§ Goal
Wherever the string "React" appears in a line, extract that line.

○ ○ ○ ○ ○ ○ ○

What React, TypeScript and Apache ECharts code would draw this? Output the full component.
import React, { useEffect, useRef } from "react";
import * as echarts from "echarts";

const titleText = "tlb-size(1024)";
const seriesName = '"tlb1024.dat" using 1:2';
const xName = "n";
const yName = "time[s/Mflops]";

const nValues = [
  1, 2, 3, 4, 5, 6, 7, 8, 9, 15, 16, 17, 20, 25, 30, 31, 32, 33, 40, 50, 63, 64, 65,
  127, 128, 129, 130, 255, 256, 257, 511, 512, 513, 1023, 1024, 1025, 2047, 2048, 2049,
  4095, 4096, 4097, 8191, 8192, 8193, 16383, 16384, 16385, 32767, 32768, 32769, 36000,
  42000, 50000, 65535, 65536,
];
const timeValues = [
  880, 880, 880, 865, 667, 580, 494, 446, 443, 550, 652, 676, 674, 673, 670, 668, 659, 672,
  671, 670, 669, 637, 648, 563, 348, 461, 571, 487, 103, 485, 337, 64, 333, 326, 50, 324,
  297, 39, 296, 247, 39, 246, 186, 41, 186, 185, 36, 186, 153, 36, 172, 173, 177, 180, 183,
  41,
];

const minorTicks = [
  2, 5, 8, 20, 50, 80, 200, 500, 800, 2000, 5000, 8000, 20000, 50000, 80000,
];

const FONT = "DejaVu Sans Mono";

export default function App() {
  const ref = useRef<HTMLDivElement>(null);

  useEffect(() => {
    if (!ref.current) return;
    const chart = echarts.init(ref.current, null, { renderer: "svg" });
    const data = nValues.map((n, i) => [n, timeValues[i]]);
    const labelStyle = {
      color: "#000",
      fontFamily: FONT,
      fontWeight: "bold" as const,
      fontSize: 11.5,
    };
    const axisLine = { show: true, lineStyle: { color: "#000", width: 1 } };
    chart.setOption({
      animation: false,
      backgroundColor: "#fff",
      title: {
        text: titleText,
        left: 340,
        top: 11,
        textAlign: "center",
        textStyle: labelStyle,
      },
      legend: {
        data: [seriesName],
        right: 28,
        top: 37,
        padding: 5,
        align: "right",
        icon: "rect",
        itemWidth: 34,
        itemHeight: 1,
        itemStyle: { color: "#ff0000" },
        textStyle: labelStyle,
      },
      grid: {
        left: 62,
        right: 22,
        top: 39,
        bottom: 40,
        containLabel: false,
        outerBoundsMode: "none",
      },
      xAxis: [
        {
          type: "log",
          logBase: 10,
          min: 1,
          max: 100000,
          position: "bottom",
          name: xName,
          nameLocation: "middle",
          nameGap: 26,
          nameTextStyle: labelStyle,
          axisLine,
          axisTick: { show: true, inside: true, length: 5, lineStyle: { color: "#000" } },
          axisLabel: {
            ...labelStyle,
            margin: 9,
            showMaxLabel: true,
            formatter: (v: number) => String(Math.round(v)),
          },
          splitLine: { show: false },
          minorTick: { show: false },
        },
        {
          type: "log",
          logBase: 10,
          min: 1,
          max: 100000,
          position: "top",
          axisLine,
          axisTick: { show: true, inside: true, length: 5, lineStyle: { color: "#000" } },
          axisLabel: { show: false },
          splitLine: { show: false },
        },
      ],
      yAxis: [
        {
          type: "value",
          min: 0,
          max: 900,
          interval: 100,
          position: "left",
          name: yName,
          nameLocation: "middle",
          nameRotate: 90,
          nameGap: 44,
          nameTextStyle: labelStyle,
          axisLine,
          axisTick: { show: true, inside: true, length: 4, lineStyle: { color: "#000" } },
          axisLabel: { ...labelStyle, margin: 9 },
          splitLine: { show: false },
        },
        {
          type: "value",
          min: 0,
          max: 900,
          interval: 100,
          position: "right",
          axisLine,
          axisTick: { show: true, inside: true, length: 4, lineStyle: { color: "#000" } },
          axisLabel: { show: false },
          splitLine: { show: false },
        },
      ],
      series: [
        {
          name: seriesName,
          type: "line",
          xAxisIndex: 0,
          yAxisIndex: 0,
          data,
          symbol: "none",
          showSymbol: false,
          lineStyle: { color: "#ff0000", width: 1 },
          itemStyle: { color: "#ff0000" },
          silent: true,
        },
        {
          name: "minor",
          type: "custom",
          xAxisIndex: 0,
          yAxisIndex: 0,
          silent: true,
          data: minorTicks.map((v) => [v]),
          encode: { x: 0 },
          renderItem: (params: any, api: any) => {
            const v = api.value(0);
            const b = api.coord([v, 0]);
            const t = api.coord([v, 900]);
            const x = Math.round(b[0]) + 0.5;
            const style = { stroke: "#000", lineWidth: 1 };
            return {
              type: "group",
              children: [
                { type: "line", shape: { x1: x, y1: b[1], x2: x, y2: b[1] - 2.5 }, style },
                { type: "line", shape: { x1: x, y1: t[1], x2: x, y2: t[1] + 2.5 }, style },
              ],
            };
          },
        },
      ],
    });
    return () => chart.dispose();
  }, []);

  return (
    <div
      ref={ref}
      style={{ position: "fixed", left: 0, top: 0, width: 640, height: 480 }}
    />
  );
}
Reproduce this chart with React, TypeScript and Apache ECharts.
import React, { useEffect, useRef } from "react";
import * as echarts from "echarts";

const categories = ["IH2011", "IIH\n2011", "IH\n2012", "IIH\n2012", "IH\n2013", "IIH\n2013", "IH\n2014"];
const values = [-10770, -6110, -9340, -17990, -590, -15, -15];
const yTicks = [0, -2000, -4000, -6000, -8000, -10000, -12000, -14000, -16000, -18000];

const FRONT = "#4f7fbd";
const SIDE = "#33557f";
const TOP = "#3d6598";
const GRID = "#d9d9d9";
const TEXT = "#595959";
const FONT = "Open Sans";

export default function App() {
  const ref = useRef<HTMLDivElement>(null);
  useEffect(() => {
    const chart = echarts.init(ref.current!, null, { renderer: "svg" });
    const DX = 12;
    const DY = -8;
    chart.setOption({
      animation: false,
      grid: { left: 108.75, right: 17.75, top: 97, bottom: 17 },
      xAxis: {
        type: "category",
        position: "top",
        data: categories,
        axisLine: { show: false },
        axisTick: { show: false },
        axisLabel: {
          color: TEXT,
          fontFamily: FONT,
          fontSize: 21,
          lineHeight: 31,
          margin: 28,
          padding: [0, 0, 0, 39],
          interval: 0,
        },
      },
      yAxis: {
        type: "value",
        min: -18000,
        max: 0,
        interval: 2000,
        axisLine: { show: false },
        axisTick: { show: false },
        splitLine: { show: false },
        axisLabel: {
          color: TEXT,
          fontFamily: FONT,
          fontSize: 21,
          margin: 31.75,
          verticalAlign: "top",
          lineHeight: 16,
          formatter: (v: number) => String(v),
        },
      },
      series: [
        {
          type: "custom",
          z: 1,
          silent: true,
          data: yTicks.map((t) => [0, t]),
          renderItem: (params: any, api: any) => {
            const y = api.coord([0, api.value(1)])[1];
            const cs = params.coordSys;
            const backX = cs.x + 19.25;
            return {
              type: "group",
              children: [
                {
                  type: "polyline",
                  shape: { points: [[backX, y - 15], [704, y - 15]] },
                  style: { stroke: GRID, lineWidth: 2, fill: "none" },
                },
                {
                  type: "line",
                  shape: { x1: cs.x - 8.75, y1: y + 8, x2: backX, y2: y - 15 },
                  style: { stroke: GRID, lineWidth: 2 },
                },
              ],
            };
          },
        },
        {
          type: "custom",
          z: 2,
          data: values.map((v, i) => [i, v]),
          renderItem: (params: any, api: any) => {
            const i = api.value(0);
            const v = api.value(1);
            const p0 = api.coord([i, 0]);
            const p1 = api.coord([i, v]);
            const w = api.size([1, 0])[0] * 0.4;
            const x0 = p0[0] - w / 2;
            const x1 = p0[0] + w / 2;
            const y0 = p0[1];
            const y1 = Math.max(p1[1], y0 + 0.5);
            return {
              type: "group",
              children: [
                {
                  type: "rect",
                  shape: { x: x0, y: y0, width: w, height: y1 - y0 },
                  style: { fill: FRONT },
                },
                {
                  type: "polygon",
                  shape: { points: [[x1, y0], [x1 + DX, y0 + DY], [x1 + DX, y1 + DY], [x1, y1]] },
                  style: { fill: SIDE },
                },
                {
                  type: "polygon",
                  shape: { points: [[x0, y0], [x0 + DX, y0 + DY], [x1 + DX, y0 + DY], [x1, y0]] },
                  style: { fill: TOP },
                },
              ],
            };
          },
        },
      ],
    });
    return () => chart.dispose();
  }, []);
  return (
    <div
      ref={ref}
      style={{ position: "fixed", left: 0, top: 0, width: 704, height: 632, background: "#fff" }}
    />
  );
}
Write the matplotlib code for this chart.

○ ○ ○ ○ ○ ○ ○

§ Response
What React, TypeScript and Apache ECharts code would draw this? Output the full component.
import React, { useEffect, useRef } from "react";
Reproduce this chart with React, TypeScript and Apache ECharts.
import React, { useEffect, useRef } from "react";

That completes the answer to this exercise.